Exercise prompt - Return all of the data exactly, with nothing left out but the pictures.

## start Material provided

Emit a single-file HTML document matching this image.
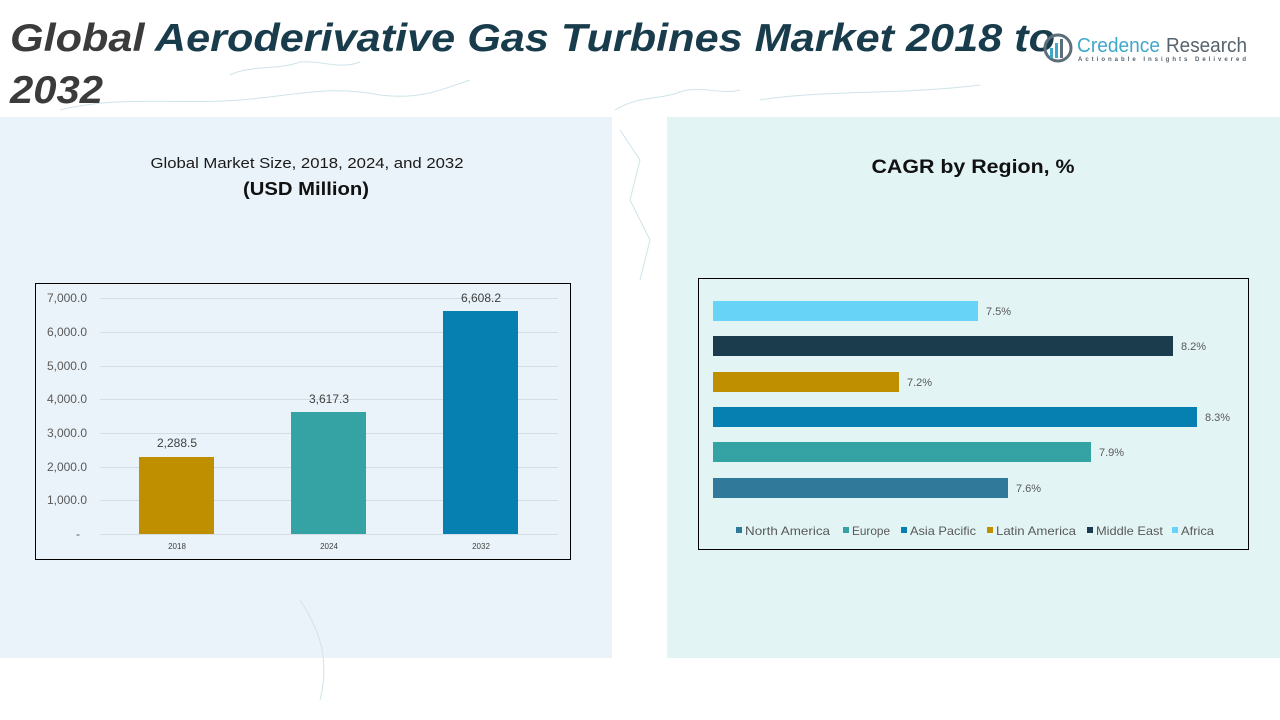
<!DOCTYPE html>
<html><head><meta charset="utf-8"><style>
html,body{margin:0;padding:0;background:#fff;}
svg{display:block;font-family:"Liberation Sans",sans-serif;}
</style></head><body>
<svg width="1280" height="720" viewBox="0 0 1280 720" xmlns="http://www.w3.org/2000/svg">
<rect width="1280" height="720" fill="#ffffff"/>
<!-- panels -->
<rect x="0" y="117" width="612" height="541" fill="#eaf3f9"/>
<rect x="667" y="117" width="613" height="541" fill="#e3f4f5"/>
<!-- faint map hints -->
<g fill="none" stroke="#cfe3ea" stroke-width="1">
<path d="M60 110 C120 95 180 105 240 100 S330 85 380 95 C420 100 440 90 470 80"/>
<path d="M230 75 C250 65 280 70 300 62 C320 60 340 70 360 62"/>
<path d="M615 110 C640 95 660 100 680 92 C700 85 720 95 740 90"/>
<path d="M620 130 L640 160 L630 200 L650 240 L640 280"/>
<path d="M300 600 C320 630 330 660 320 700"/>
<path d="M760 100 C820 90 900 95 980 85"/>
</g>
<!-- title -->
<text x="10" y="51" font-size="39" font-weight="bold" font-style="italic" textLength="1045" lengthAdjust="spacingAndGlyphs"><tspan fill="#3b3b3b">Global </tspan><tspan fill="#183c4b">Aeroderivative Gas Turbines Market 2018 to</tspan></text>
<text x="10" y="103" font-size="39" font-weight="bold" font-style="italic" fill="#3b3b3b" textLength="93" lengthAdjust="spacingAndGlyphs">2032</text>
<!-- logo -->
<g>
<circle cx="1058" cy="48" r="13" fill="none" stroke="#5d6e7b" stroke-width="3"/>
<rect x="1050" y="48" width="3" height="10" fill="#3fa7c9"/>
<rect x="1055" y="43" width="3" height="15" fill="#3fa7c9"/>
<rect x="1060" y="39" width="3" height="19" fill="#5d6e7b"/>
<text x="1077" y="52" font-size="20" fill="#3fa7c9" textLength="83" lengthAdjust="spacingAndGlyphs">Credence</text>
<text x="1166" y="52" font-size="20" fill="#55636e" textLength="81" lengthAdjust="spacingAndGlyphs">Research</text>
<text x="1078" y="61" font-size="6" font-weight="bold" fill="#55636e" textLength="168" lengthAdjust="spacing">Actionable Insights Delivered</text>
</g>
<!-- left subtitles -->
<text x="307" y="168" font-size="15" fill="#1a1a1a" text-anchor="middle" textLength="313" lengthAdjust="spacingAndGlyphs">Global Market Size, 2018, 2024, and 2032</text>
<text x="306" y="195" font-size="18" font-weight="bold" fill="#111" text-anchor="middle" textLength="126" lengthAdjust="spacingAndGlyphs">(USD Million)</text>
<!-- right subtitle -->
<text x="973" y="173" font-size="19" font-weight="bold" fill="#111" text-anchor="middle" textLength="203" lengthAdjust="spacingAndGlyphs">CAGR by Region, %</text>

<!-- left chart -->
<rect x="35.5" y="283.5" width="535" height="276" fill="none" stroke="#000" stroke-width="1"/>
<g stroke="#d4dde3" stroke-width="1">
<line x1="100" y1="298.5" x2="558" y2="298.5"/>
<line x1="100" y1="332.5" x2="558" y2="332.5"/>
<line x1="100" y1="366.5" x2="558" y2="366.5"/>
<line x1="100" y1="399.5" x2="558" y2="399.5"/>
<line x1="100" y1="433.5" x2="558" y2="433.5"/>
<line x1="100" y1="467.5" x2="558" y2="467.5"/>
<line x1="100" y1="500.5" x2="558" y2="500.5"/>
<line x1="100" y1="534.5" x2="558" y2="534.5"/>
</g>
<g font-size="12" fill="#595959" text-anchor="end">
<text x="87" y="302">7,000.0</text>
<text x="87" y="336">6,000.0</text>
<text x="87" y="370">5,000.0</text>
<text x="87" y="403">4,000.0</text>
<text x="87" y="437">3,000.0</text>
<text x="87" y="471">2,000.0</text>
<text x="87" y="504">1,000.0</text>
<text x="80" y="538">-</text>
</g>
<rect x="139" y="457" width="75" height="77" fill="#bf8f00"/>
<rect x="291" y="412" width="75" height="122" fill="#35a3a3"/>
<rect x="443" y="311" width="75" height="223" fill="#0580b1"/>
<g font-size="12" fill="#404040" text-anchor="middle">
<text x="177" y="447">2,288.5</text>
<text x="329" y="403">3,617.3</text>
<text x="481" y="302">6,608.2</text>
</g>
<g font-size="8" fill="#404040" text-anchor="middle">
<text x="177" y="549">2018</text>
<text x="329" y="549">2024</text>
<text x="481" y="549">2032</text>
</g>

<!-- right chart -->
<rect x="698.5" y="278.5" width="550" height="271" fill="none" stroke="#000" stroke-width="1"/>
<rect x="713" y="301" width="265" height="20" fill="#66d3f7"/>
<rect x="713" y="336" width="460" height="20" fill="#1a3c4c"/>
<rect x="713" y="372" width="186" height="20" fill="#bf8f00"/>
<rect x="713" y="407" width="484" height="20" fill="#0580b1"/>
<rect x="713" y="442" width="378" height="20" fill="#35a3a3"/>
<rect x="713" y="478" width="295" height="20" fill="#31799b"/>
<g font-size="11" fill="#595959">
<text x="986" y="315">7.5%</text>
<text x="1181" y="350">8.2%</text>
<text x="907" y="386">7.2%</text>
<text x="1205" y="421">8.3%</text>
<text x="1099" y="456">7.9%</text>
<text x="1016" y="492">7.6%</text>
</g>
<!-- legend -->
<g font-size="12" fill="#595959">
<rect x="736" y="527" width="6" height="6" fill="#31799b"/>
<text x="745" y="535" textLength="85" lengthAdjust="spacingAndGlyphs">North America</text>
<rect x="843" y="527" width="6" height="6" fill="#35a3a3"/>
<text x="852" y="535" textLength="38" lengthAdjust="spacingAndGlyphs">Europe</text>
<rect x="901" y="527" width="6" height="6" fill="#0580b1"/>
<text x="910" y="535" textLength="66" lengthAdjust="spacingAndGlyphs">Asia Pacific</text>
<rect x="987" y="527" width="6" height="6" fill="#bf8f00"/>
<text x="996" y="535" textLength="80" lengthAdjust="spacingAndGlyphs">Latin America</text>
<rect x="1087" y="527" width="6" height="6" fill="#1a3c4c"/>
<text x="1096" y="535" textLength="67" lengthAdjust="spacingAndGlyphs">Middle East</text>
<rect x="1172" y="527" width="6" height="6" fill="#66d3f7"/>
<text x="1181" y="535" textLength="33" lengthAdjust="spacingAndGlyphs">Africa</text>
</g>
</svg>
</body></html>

## end Material provided

Result of this task -
Emit a single-file HTML document matching this image.
<!DOCTYPE html>
<html><head><meta charset="utf-8"><style>
html,body{margin:0;padding:0;background:#fff;}
svg{display:block;font-family:"Liberation Sans",sans-serif;}
</style></head><body>
<svg width="1280" height="720" viewBox="0 0 1280 720" xmlns="http://www.w3.org/2000/svg">
<rect width="1280" height="720" fill="#ffffff"/>
<!-- panels -->
<rect x="0" y="117" width="612" height="541" fill="#eaf3f9"/>
<rect x="667" y="117" width="613" height="541" fill="#e3f4f5"/>
<!-- faint map hints -->
<g fill="none" stroke="#cfe3ea" stroke-width="1">
<path d="M60 110 C120 95 180 105 240 100 S330 85 380 95 C420 100 440 90 470 80"/>
<path d="M230 75 C250 65 280 70 300 62 C320 60 340 70 360 62"/>
<path d="M615 110 C640 95 660 100 680 92 C700 85 720 95 740 90"/>
<path d="M620 130 L640 160 L630 200 L650 240 L640 280"/>
<path d="M300 600 C320 630 330 660 320 700"/>
<path d="M760 100 C820 90 900 95 980 85"/>
</g>
<!-- title -->
<text x="10" y="51" font-size="39" font-weight="bold" font-style="italic" textLength="1045" lengthAdjust="spacingAndGlyphs"><tspan fill="#3b3b3b">Global </tspan><tspan fill="#183c4b">Aeroderivative Gas Turbines Market 2018 to</tspan></text>
<text x="10" y="103" font-size="39" font-weight="bold" font-style="italic" fill="#3b3b3b" textLength="93" lengthAdjust="spacingAndGlyphs">2032</text>
<!-- logo -->
<g>
<circle cx="1058" cy="48" r="13" fill="none" stroke="#5d6e7b" stroke-width="3"/>
<rect x="1050" y="48" width="3" height="10" fill="#3fa7c9"/>
<rect x="1055" y="43" width="3" height="15" fill="#3fa7c9"/>
<rect x="1060" y="39" width="3" height="19" fill="#5d6e7b"/>
<text x="1077" y="52" font-size="20" fill="#3fa7c9" textLength="83" lengthAdjust="spacingAndGlyphs">Credence</text>
<text x="1166" y="52" font-size="20" fill="#55636e" textLength="81" lengthAdjust="spacingAndGlyphs">Research</text>
<text x="1078" y="61" font-size="6" font-weight="bold" fill="#55636e" textLength="168" lengthAdjust="spacing">Actionable Insights Delivered</text>
</g>
<!-- left subtitles -->
<text x="307" y="168" font-size="15" fill="#1a1a1a" text-anchor="middle" textLength="313" lengthAdjust="spacingAndGlyphs">Global Market Size, 2018, 2024, and 2032</text>
<text x="306" y="195" font-size="18" font-weight="bold" fill="#111" text-anchor="middle" textLength="126" lengthAdjust="spacingAndGlyphs">(USD Million)</text>
<!-- right subtitle -->
<text x="973" y="173" font-size="19" font-weight="bold" fill="#111" text-anchor="middle" textLength="203" lengthAdjust="spacingAndGlyphs">CAGR by Region, %</text>

<!-- left chart -->
<rect x="35.5" y="283.5" width="535" height="276" fill="none" stroke="#000" stroke-width="1"/>
<g stroke="#d4dde3" stroke-width="1">
<line x1="100" y1="298.5" x2="558" y2="298.5"/>
<line x1="100" y1="332.5" x2="558" y2="332.5"/>
<line x1="100" y1="366.5" x2="558" y2="366.5"/>
<line x1="100" y1="399.5" x2="558" y2="399.5"/>
<line x1="100" y1="433.5" x2="558" y2="433.5"/>
<line x1="100" y1="467.5" x2="558" y2="467.5"/>
<line x1="100" y1="500.5" x2="558" y2="500.5"/>
<line x1="100" y1="534.5" x2="558" y2="534.5"/>
</g>
<g font-size="12" fill="#595959" text-anchor="end">
<text x="87" y="302">7,000.0</text>
<text x="87" y="336">6,000.0</text>
<text x="87" y="370">5,000.0</text>
<text x="87" y="403">4,000.0</text>
<text x="87" y="437">3,000.0</text>
<text x="87" y="471">2,000.0</text>
<text x="87" y="504">1,000.0</text>
<text x="80" y="538">-</text>
</g>
<rect x="139" y="457" width="75" height="77" fill="#bf8f00"/>
<rect x="291" y="412" width="75" height="122" fill="#35a3a3"/>
<rect x="443" y="311" width="75" height="223" fill="#0580b1"/>
<g font-size="12" fill="#404040" text-anchor="middle">
<text x="177" y="447">2,288.5</text>
<text x="329" y="403">3,617.3</text>
<text x="481" y="302">6,608.2</text>
</g>
<g font-size="8" fill="#404040" text-anchor="middle">
<text x="177" y="549">2018</text>
<text x="329" y="549">2024</text>
<text x="481" y="549">2032</text>
</g>

<!-- right chart -->
<rect x="698.5" y="278.5" width="550" height="271" fill="none" stroke="#000" stroke-width="1"/>
<rect x="713" y="301" width="265" height="20" fill="#66d3f7"/>
<rect x="713" y="336" width="460" height="20" fill="#1a3c4c"/>
<rect x="713" y="372" width="186" height="20" fill="#bf8f00"/>
<rect x="713" y="407" width="484" height="20" fill="#0580b1"/>
<rect x="713" y="442" width="378" height="20" fill="#35a3a3"/>
<rect x="713" y="478" width="295" height="20" fill="#31799b"/>
<g font-size="11" fill="#595959">
<text x="986" y="315">7.5%</text>
<text x="1181" y="350">8.2%</text>
<text x="907" y="386">7.2%</text>
<text x="1205" y="421">8.3%</text>
<text x="1099" y="456">7.9%</text>
<text x="1016" y="492">7.6%</text>
</g>
<!-- legend -->
<g font-size="12" fill="#595959">
<rect x="736" y="527" width="6" height="6" fill="#31799b"/>
<text x="745" y="535" textLength="85" lengthAdjust="spacingAndGlyphs">North America</text>
<rect x="843" y="527" width="6" height="6" fill="#35a3a3"/>
<text x="852" y="535" textLength="38" lengthAdjust="spacingAndGlyphs">Europe</text>
<rect x="901" y="527" width="6" height="6" fill="#0580b1"/>
<text x="910" y="535" textLength="66" lengthAdjust="spacingAndGlyphs">Asia Pacific</text>
<rect x="987" y="527" width="6" height="6" fill="#bf8f00"/>
<text x="996" y="535" textLength="80" lengthAdjust="spacingAndGlyphs">Latin America</text>
<rect x="1087" y="527" width="6" height="6" fill="#1a3c4c"/>
<text x="1096" y="535" textLength="67" lengthAdjust="spacingAndGlyphs">Middle East</text>
<rect x="1172" y="527" width="6" height="6" fill="#66d3f7"/>
<text x="1181" y="535" textLength="33" lengthAdjust="spacingAndGlyphs">Africa</text>
</g>
</svg>
</body></html>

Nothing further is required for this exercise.